--- Goal of the exercise ---
Give back the full listing, character for character, with no pictures.

** BEGIN Source data **

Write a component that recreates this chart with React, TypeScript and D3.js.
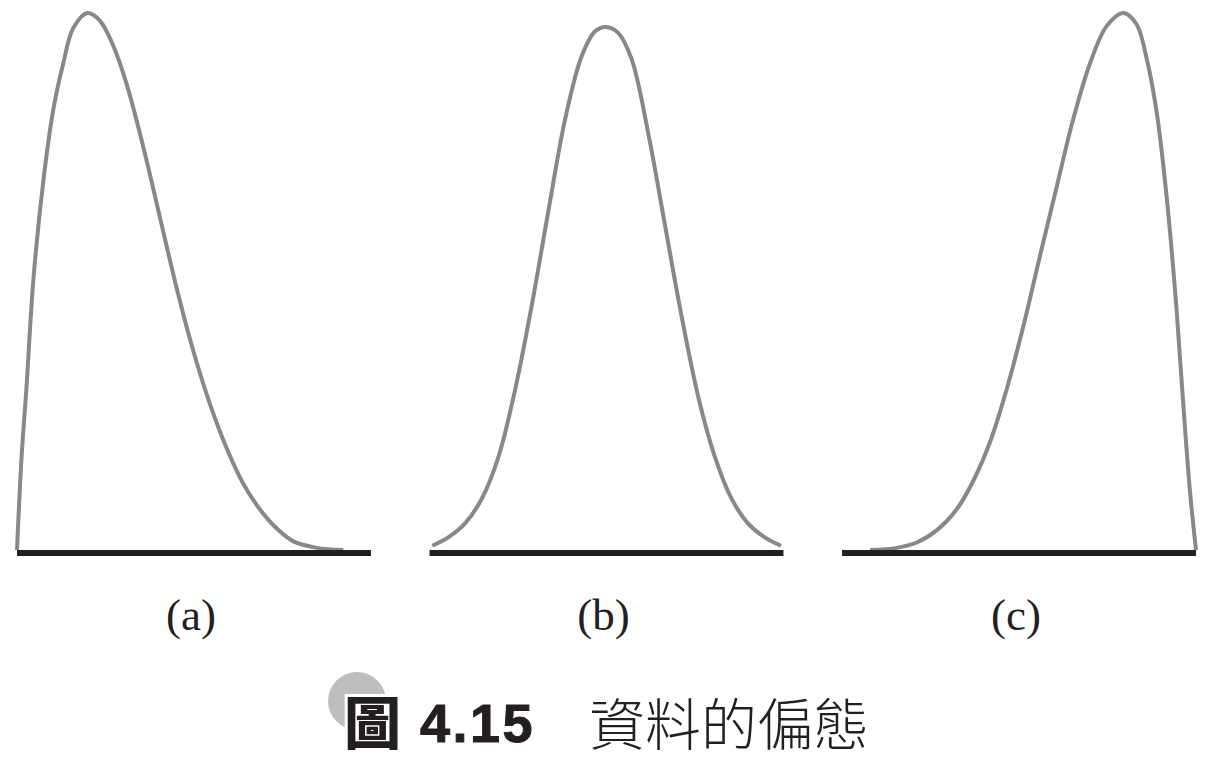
import * as d3 from "d3";

// curve samples: x = position along baseline (0-100), y = relative height (peak of a = 100)
const panels = ["a", "b", "c"];
const panelLabels = ["(a)", "(b)", "(c)"];

const curveA: [number, number][] = [
  [0, 0], [1.3, 17.4], [2.7, 30.5], [4.6, 50.1], [7.4, 68.5], [10.3, 82.2],
  [13.1, 90.7], [15.9, 97.2], [19.9, 100], [23.4, 98.6], [27.2, 93.9],
  [31.0, 86.7], [35.7, 75.0], [40.4, 61.9], [45.1, 48.8], [49.8, 37.1],
  [54.5, 27.2], [59.2, 19.0], [63.9, 12.4], [68.6, 7.6], [73.4, 4.0],
  [78.1, 1.6], [84.7, 0.4], [92.2, 0],
];

const curveB: [number, number][] = [
  [0.8, 0.8], [5.4, 2.4], [10.1, 5.0], [14.8, 9.6], [19.5, 17.4], [24.2, 29.9],
  [28.9, 45.6], [33.6, 63.2], [38.3, 80.2], [43.0, 92.0], [46.8, 96.6],
  [49.9, 97.4], [53.3, 96.3], [57.1, 91.4], [61.8, 77.6], [66.5, 60.6],
  [71.2, 43.6], [75.9, 28.6], [80.6, 17.4], [85.3, 9.6], [89.9, 5.0],
  [94.6, 2.4], [99.3, 0.8],
];

const curveC: [number, number][] = [
  [7.9, 0], [15.5, 0.4], [21.1, 1.4], [26.8, 3.7], [32.4, 7.6], [37.1, 12.9],
  [41.8, 20.1], [46.5, 29.9], [51.2, 41.6], [55.9, 54.7], [60.7, 67.8],
  [65.3, 80.2], [70.1, 90.7], [74.8, 97.6], [79.5, 100], [83.2, 97.9],
  [86.1, 91.4], [88.9, 81.5], [91.7, 65.8], [94.5, 44.9], [96.4, 27.2],
  [98.3, 10.9], [100, 0],
];

const curves = [curveA, curveB, curveC];

const figNumber = "4.15";
const figBadge = "圖";
const figTitle = "資料的偏態";

const W = 1217;
const H = 762;

export default function App() {
  const band = d3
    .scaleBand<string>()
    .domain(panels)
    .range([17, 1196])
    .paddingInner(0.142)
    .paddingOuter(0);

  const y = d3.scaleLinear([0, 100], [550, 13]);

  return (
    <svg
      width={W}
      height={H}
      viewBox={`0 0 ${W} ${H}`}
      style={{ position: "absolute", left: 0, top: 0, background: "#fff" }}
    >
      {panels.map((p, i) => {
        const x0 = band(p) ?? 0;
        const x = d3.scaleLinear([0, 100], [x0, x0 + band.bandwidth()]);
        const line = d3
          .line<[number, number]>()
          .x((d) => x(d[0]))
          .y((d) => y(d[1]))
          .curve(d3.curveCatmullRom.alpha(0.5));
        return (
          <g key={p}>
            <path
              d={line(curves[i]) ?? ""}
              fill="none"
              stroke="#87888b"
              strokeWidth={4}
            />
            <line
              x1={x(0)}
              x2={x(100)}
              y1={y(0) + 3}
              y2={y(0) + 3}
              stroke="#231f20"
              strokeWidth={6}
            />
            <text
              x={x(50) - 3}
              y={630}
              textAnchor="middle"
              fontFamily="'Liberation Serif', serif"
              fontSize={45}
              fill="#231f20"
            >
              {panelLabels[i]}
            </text>
          </g>
        );
      })}

      {/* caption */}
      <circle cx={357} cy={701} r={29} fill="#bcbec0" />
      <text
        x={344}
        y={744}
        fontFamily="'Noto Sans CJK TC', sans-serif"
        fontWeight={900}
        fontSize={57}
        fill="#231f20"
        stroke="#fff"
        strokeWidth={6}
        paintOrder="stroke"
      >
        {figBadge}
      </text>
      <text
        x={420}
        y={742}
        fontFamily="'Liberation Sans', Arial, sans-serif"
        fontWeight={700}
        fontSize={54}
        letterSpacing={2.5}
        fill="#231f20"
        stroke="#231f20"
        strokeWidth={1}
      >
        {figNumber}
      </text>
      <text
        x={589}
        y={745}
        fontFamily="'Noto Sans CJK TC', sans-serif"
        fontWeight={300}
        fontSize={56}
        fill="#231f20"
      >
        {figTitle}
      </text>
    </svg>
  );
}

** END Source data **

--- Answer to the task ---
Write a component that recreates this chart with React, TypeScript and D3.js.
import * as d3 from "d3";

// curve samples: x = position along baseline (0-100), y = relative height (peak of a = 100)
const panels = ["a", "b", "c"];
const panelLabels = ["(a)", "(b)", "(c)"];

const curveA: [number, number][] = [
  [0, 0], [1.3, 17.4], [2.7, 30.5], [4.6, 50.1], [7.4, 68.5], [10.3, 82.2],
  [13.1, 90.7], [15.9, 97.2], [19.9, 100], [23.4, 98.6], [27.2, 93.9],
  [31.0, 86.7], [35.7, 75.0], [40.4, 61.9], [45.1, 48.8], [49.8, 37.1],
  [54.5, 27.2], [59.2, 19.0], [63.9, 12.4], [68.6, 7.6], [73.4, 4.0],
  [78.1, 1.6], [84.7, 0.4], [92.2, 0],
];

const curveB: [number, number][] = [
  [0.8, 0.8], [5.4, 2.4], [10.1, 5.0], [14.8, 9.6], [19.5, 17.4], [24.2, 29.9],
  [28.9, 45.6], [33.6, 63.2], [38.3, 80.2], [43.0, 92.0], [46.8, 96.6],
  [49.9, 97.4], [53.3, 96.3], [57.1, 91.4], [61.8, 77.6], [66.5, 60.6],
  [71.2, 43.6], [75.9, 28.6], [80.6, 17.4], [85.3, 9.6], [89.9, 5.0],
  [94.6, 2.4], [99.3, 0.8],
];

const curveC: [number, number][] = [
  [7.9, 0], [15.5, 0.4], [21.1, 1.4], [26.8, 3.7], [32.4, 7.6], [37.1, 12.9],
  [41.8, 20.1], [46.5, 29.9], [51.2, 41.6], [55.9, 54.7], [60.7, 67.8],
  [65.3, 80.2], [70.1, 90.7], [74.8, 97.6], [79.5, 100], [83.2, 97.9],
  [86.1, 91.4], [88.9, 81.5], [91.7, 65.8], [94.5, 44.9], [96.4, 27.2],
  [98.3, 10.9], [100, 0],
];

const curves = [curveA, curveB, curveC];

const figNumber = "4.15";
const figBadge = "圖";
const figTitle = "資料的偏態";

const W = 1217;
const H = 762;

export default function App() {
  const band = d3
    .scaleBand<string>()
    .domain(panels)
    .range([17, 1196])
    .paddingInner(0.142)
    .paddingOuter(0);

  const y = d3.scaleLinear([0, 100], [550, 13]);

  return (
    <svg
      width={W}
      height={H}
      viewBox={`0 0 ${W} ${H}`}
      style={{ position: "absolute", left: 0, top: 0, background: "#fff" }}
    >
      {panels.map((p, i) => {
        const x0 = band(p) ?? 0;
        const x = d3.scaleLinear([0, 100], [x0, x0 + band.bandwidth()]);
        const line = d3
          .line<[number, number]>()
          .x((d) => x(d[0]))
          .y((d) => y(d[1]))
          .curve(d3.curveCatmullRom.alpha(0.5));
        return (
          <g key={p}>
            <path
              d={line(curves[i]) ?? ""}
              fill="none"
              stroke="#87888b"
              strokeWidth={4}
            />
            <line
              x1={x(0)}
              x2={x(100)}
              y1={y(0) + 3}
              y2={y(0) + 3}
              stroke="#231f20"
              strokeWidth={6}
            />
            <text
              x={x(50) - 3}
              y={630}
              textAnchor="middle"
              fontFamily="'Liberation Serif', serif"
              fontSize={45}
              fill="#231f20"
            >
              {panelLabels[i]}
            </text>
          </g>
        );
      })}

      {/* caption */}
      <circle cx={357} cy={701} r={29} fill="#bcbec0" />
      <text
        x={344}
        y={744}
        fontFamily="'Noto Sans CJK TC', sans-serif"
        fontWeight={900}
        fontSize={57}
        fill="#231f20"
        stroke="#fff"
        strokeWidth={6}
        paintOrder="stroke"
      >
        {figBadge}
      </text>
      <text
        x={420}
        y={742}
        fontFamily="'Liberation Sans', Arial, sans-serif"
        fontWeight={700}
        fontSize={54}
        letterSpacing={2.5}
        fill="#231f20"
        stroke="#231f20"
        strokeWidth={1}
      >
        {figNumber}
      </text>
      <text
        x={589}
        y={745}
        fontFamily="'Noto Sans CJK TC', sans-serif"
        fontWeight={300}
        fontSize={56}
        fill="#231f20"
      >
        {figTitle}
      </text>
    </svg>
  );
}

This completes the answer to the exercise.